### INFORMATION PROVIDED
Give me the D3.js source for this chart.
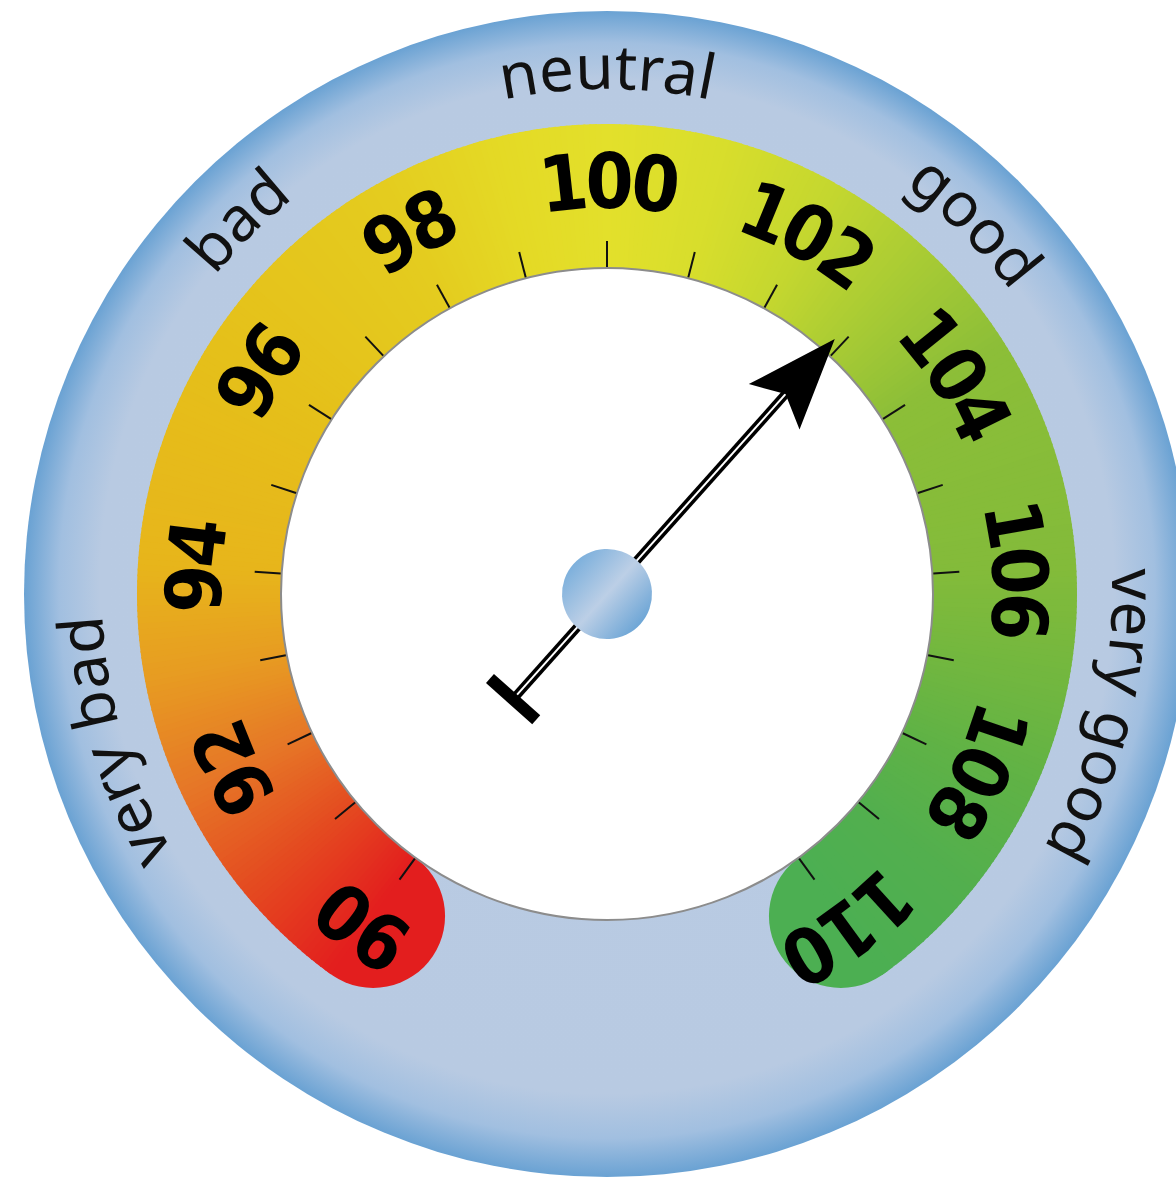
<!DOCTYPE html>
<html>
<head>
<meta charset="utf-8">
<script src="https://cdn.jsdelivr.net/npm/d3@7"></script>
<style>
  body { margin: 0; background: #fff; }
  svg { display: block; }
</style>
</head>
<body>
<div id="chart"></div>
<script>
// gauge data
var tickValues = d3.range(90, 111, 1);
var labelValues = [90, 92, 94, 96, 98, 100, 102, 104, 106, 108, 110];
var zoneNames = ["very bad", "bad", "neutral", "good", "very good"];
var zoneValues = [92.6, 96.9, 100, 103.1, 107.2];
var needleValue = 102.9;

// colour stops along the band
var bandStops = [90, 91, 92, 93, 94, 96, 98, 99, 100, 101, 102, 103, 104, 106, 107, 108, 109, 110];
var bandColors = ["#e31e1e", "#e44a20", "#e67627", "#e79b22", "#e7b51b", "#e5c01a", "#e4cc1f", "#e4d925",
                  "#e3e02b", "#d8de2c", "#c5d72f", "#a8cb34", "#8cbe38", "#83bb3a", "#72b73f", "#5fb246",
                  "#52af4e", "#4caf52"];

var width = 1176, height = 1177;
var cx = 607, cy = 594;
var rOuter = 583, rBandOut = 470, rBandIn = 326, rNum = 386, rZone = 505;

var angle = d3.scaleLinear().domain([90, 110]).range([-144, 144]);
var color = d3.scaleLinear().domain(bandStops).range(bandColors).interpolate(d3.interpolateRgb);
var rad = function (deg) { return deg * Math.PI / 180; };
var polar = function (r, deg) { return [cx + r * Math.sin(rad(deg)), cy - r * Math.cos(rad(deg))]; };

var svg = d3.select("#chart").append("svg")
    .attr("width", width)
    .attr("height", height);

var defs = svg.append("defs");

var ringGrad = defs.append("radialGradient")
    .attr("id", "ringGrad")
    .attr("cx", "50%").attr("cy", "50%").attr("r", "50%")
    .attr("fx", "50%").attr("fy", "45%");
[[0, "#b9cbe3"], [0.87, "#b8cae2"], [0.94, "#a1bfe0"], [1, "#6aa2d3"]].forEach(function (s) {
    ringGrad.append("stop").attr("offset", s[0]).attr("stop-color", s[1]);
});

var hubGrad = defs.append("linearGradient")
    .attr("id", "hubGrad")
    .attr("x1", "0%").attr("y1", "0%").attr("x2", "100%").attr("y2", "0%");
[[0, "#7db0dc"], [0.5, "#bccfe6"], [1, "#6ea6d6"]].forEach(function (s) {
    hubGrad.append("stop").attr("offset", s[0]).attr("stop-color", s[1]);
});

// circular text paths, starting at the bottom and running clockwise
function circlePath(r) {
    var p = d3.path();
    p.moveTo(cx, cy + r);
    p.arc(cx, cy, r, Math.PI / 2, Math.PI / 2 + 2 * Math.PI - 1e-6);
    return p.toString();
}
defs.append("path").attr("id", "numPath").attr("d", circlePath(rNum));
defs.append("path").attr("id", "zonePath").attr("d", circlePath(rZone));
var offset = function (deg) { return ((deg + 180) / 360 * 100) + "%"; };

// outer blue disc
svg.append("circle")
    .attr("cx", cx).attr("cy", cy).attr("r", rOuter)
    .attr("fill", "url(#ringGrad)");

// coloured band: round ends then thin slices
var band = svg.append("g");
var rMid = (rBandIn + rBandOut) / 2, capR = (rBandOut - rBandIn) / 2;
[90, 110].forEach(function (v) {
    var p = polar(rMid, angle(v));
    band.append("circle").attr("cx", p[0]).attr("cy", p[1]).attr("r", capR).attr("fill", color(v));
});

var step = 0.05;
var slice = d3.arc().innerRadius(rBandIn - 2).outerRadius(rBandOut);
band.append("g")
    .attr("transform", "translate(" + cx + "," + cy + ")")
    .selectAll("path")
    .data(d3.range(90, 110, step))
    .enter().append("path")
    .attr("d", function (v) {
        return slice({ startAngle: rad(angle(v)), endAngle: rad(angle(v + step)) + 0.004 });
    })
    .attr("fill", function (v) { return color(v + step / 2); });

// white face
svg.append("circle")
    .attr("cx", cx).attr("cy", cy).attr("r", rBandIn)
    .attr("fill", "#fff")
    .attr("stroke", "#8c8c8c")
    .attr("stroke-width", 2);

// ticks
svg.append("g")
    .attr("transform", "translate(" + cx + "," + cy + ")")
    .selectAll("line")
    .data(tickValues)
    .enter().append("line")
    .attr("x1", 0).attr("x2", 0)
    .attr("y1", -(rBandIn + 1))
    .attr("y2", -(rBandIn + 27))
    .attr("stroke", "#111")
    .attr("stroke-width", 2)
    .attr("transform", function (v) { return "rotate(" + angle(v) + ")"; });

// number labels on the band
svg.append("g").selectAll("text")
    .data(labelValues)
    .enter().append("text")
    .attr("font-family", "'DejaVu Sans Condensed', 'DejaVu Sans', sans-serif")
    .attr("font-weight", "bold")
    .attr("font-size", 77)
    .attr("letter-spacing", -5)
    .attr("fill", "#000")
    .append("textPath")
    .attr("href", "#numPath")
    .attr("startOffset", function (v) { return offset(angle(v)); })
    .attr("text-anchor", "middle")
    .text(function (v) { return v; });

// zone names in the blue ring
svg.append("g").selectAll("text")
    .data(zoneNames)
    .enter().append("text")
    .attr("font-family", "'Noto Sans', sans-serif")
    .attr("font-size", 62)
    .attr("fill", "#111")
    .append("textPath")
    .attr("href", "#zonePath")
    .attr("startOffset", function (d, i) { return offset(angle(zoneValues[i])); })
    .attr("text-anchor", "middle")
    .text(function (d) { return d; });

// needle
var needle = svg.append("g")
    .attr("transform", "translate(" + cx + "," + cy + ") rotate(" + angle(needleValue) + ")");

needle.append("line")
    .attr("x1", 0).attr("y1", 140).attr("x2", 0).attr("y2", -272)
    .attr("stroke", "#000").attr("stroke-width", 9);
needle.append("line")
    .attr("x1", 0).attr("y1", 140).attr("x2", 0).attr("y2", -272)
    .attr("stroke", "#fff").attr("stroke-width", 2);

needle.append("path")
    .attr("d", "M0,-342 L-34,-251 L0,-268 L34,-251 Z")
    .attr("fill", "#000");

needle.append("rect")
    .attr("x", -31).attr("y", 135).attr("width", 62).attr("height", 12)
    .attr("fill", "#000");

needle.append("circle")
    .attr("r", 45)
    .attr("fill", "url(#hubGrad)");
</script>
</body>
</html>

### WHAT NEEDS TO BE DONE
Skip every picture and return the lines above from the top through the one that contains "var rOuter = 583, rBandOut".

### RESPONSE TO THE EXERCISE
Give me the D3.js source for this chart.
<!DOCTYPE html>
<html>
<head>
<meta charset="utf-8">
<script src="https://cdn.jsdelivr.net/npm/d3@7"></script>
<style>
  body { margin: 0; background: #fff; }
  svg { display: block; }
</style>
</head>
<body>
<div id="chart"></div>
<script>
// gauge data
var tickValues = d3.range(90, 111, 1);
var labelValues = [90, 92, 94, 96, 98, 100, 102, 104, 106, 108, 110];
var zoneNames = ["very bad", "bad", "neutral", "good", "very good"];
var zoneValues = [92.6, 96.9, 100, 103.1, 107.2];
var needleValue = 102.9;

// colour stops along the band
var bandStops = [90, 91, 92, 93, 94, 96, 98, 99, 100, 101, 102, 103, 104, 106, 107, 108, 109, 110];
var bandColors = ["#e31e1e", "#e44a20", "#e67627", "#e79b22", "#e7b51b", "#e5c01a", "#e4cc1f", "#e4d925",
                  "#e3e02b", "#d8de2c", "#c5d72f", "#a8cb34", "#8cbe38", "#83bb3a", "#72b73f", "#5fb246",
                  "#52af4e", "#4caf52"];

var width = 1176, height = 1177;
var cx = 607, cy = 594;
var rOuter = 583, rBandOut = 470, rBandIn = 326, rNum = 386, rZone = 505;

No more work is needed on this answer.